> Aim of the task
Print the lines of the listing below verbatim from its first line through the line bearing "RIGHT_VALUES = [82.2, 10.6, 4.8, 2.3, 0.1]". Any pictures are to be omitted.

> Data section
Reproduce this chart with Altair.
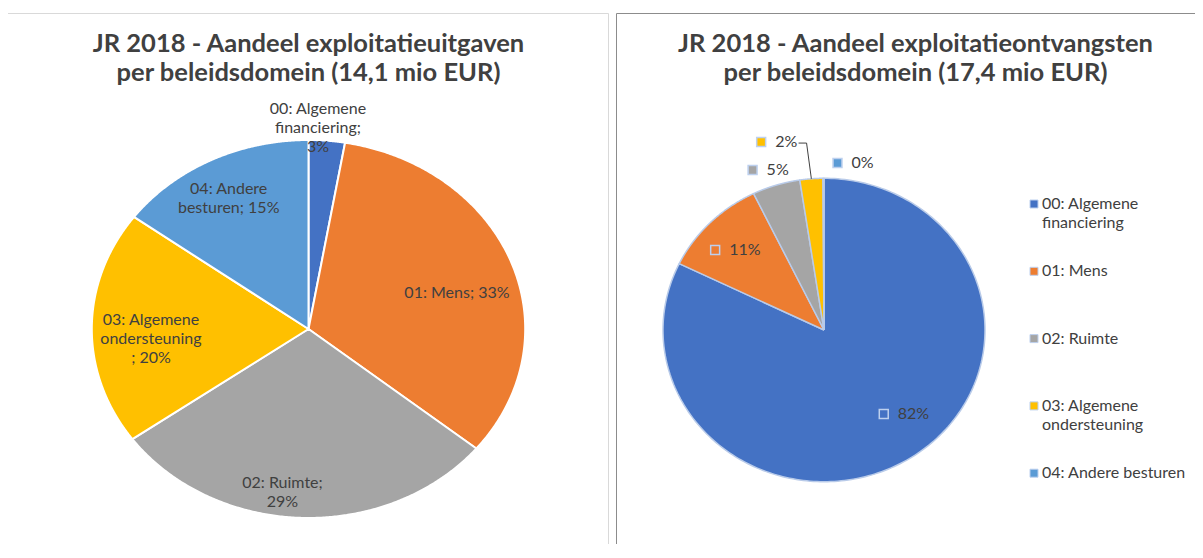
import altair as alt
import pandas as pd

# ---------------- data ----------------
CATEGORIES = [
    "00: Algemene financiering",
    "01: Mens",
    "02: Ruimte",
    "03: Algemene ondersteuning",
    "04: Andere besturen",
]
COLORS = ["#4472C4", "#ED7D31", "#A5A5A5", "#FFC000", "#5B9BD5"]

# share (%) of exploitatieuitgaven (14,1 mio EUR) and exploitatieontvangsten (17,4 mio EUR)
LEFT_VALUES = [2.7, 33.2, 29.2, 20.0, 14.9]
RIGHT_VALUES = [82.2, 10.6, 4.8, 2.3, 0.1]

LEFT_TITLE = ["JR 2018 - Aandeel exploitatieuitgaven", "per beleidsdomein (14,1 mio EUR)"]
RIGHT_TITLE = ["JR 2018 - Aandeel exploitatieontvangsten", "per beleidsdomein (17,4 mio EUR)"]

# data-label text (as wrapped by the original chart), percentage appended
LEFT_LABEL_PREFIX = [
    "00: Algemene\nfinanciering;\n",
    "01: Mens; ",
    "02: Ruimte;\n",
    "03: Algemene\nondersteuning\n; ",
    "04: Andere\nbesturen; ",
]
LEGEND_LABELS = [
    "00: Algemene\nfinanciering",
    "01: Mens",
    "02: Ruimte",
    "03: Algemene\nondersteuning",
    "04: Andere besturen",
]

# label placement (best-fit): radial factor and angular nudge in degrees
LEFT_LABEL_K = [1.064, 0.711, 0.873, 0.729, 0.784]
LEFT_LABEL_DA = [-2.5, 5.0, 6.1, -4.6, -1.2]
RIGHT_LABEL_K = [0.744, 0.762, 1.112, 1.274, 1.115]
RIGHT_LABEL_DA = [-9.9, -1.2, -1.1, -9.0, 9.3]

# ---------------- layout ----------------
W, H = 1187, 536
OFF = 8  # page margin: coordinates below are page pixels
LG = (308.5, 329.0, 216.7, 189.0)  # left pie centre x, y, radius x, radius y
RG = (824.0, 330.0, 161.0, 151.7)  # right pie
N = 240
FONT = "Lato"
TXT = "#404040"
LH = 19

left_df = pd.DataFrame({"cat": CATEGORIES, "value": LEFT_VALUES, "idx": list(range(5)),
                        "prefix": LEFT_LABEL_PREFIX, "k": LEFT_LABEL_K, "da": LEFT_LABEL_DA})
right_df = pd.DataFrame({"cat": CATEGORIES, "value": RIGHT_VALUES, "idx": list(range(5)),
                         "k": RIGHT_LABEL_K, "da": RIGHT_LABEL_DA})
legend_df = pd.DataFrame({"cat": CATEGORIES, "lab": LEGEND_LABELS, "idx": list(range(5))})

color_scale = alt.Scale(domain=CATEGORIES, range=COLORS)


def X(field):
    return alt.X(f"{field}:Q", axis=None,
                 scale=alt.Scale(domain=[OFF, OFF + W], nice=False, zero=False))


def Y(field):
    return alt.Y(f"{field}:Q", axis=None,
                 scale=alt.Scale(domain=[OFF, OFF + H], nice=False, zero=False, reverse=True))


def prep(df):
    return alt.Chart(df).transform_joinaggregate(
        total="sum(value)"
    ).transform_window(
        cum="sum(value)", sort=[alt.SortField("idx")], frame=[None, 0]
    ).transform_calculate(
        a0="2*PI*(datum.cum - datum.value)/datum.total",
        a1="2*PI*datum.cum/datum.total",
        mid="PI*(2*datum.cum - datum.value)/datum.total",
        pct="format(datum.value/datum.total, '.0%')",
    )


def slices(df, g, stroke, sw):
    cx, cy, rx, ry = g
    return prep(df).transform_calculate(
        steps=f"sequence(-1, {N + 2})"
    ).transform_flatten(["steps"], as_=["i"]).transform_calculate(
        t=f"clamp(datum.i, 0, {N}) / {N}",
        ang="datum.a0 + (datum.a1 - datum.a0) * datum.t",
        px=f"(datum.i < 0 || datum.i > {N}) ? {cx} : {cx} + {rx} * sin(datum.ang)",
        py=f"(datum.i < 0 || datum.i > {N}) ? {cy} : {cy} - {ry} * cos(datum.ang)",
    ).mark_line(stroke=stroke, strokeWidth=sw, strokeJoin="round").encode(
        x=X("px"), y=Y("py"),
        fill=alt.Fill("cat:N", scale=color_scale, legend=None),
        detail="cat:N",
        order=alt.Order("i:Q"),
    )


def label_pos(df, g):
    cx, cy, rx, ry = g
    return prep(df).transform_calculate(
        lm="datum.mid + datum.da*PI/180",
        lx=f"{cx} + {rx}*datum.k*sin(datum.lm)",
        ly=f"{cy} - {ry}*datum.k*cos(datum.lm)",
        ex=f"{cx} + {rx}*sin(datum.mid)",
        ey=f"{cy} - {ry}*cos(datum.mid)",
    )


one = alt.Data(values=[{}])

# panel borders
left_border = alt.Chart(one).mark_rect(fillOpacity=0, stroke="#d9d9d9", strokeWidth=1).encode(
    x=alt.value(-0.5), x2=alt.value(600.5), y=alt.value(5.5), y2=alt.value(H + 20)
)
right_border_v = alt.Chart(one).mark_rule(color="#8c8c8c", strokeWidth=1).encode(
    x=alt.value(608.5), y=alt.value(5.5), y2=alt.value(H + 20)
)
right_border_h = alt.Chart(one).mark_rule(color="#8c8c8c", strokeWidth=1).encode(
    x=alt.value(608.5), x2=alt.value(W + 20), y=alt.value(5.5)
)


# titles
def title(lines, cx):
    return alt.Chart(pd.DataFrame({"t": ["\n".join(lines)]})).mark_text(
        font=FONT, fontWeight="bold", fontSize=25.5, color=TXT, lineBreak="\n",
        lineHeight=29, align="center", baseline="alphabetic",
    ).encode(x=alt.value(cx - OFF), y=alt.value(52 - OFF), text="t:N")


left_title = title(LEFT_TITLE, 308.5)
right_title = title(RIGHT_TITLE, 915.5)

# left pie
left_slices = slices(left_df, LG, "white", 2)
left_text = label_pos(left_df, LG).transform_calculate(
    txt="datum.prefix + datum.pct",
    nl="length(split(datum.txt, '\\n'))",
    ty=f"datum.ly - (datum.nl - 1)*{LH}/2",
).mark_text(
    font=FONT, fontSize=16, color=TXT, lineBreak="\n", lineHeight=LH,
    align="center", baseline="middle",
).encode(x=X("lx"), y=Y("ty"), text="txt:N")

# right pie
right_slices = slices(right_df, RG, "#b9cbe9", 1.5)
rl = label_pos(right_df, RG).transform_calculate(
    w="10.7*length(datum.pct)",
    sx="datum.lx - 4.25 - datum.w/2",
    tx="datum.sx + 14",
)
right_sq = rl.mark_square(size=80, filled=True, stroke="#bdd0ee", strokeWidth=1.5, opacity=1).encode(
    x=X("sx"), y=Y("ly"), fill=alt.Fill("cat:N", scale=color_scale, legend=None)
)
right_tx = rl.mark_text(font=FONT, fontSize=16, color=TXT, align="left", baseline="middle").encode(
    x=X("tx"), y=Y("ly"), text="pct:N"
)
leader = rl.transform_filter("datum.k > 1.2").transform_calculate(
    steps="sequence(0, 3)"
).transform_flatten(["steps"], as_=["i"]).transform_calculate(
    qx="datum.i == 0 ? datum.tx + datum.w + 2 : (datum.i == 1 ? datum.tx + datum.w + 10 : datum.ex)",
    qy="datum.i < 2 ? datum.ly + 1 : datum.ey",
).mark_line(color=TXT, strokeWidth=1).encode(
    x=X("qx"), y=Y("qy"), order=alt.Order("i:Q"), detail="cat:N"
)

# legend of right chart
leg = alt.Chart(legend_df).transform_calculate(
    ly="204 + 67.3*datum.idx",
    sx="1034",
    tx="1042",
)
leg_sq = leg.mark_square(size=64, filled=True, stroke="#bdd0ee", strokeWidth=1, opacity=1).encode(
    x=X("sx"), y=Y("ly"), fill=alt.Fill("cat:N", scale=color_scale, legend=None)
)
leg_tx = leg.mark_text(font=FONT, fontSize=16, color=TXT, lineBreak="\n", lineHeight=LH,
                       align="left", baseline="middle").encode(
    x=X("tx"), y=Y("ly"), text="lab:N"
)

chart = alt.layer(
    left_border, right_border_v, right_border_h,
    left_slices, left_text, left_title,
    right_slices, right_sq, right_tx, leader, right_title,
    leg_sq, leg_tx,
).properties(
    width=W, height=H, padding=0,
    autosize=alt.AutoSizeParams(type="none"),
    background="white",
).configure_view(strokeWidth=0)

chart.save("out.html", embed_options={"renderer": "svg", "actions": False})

> Complete response
Reproduce this chart with Altair.
import altair as alt
import pandas as pd

# ---------------- data ----------------
CATEGORIES = [
    "00: Algemene financiering",
    "01: Mens",
    "02: Ruimte",
    "03: Algemene ondersteuning",
    "04: Andere besturen",
]
COLORS = ["#4472C4", "#ED7D31", "#A5A5A5", "#FFC000", "#5B9BD5"]

# share (%) of exploitatieuitgaven (14,1 mio EUR) and exploitatieontvangsten (17,4 mio EUR)
LEFT_VALUES = [2.7, 33.2, 29.2, 20.0, 14.9]
RIGHT_VALUES = [82.2, 10.6, 4.8, 2.3, 0.1]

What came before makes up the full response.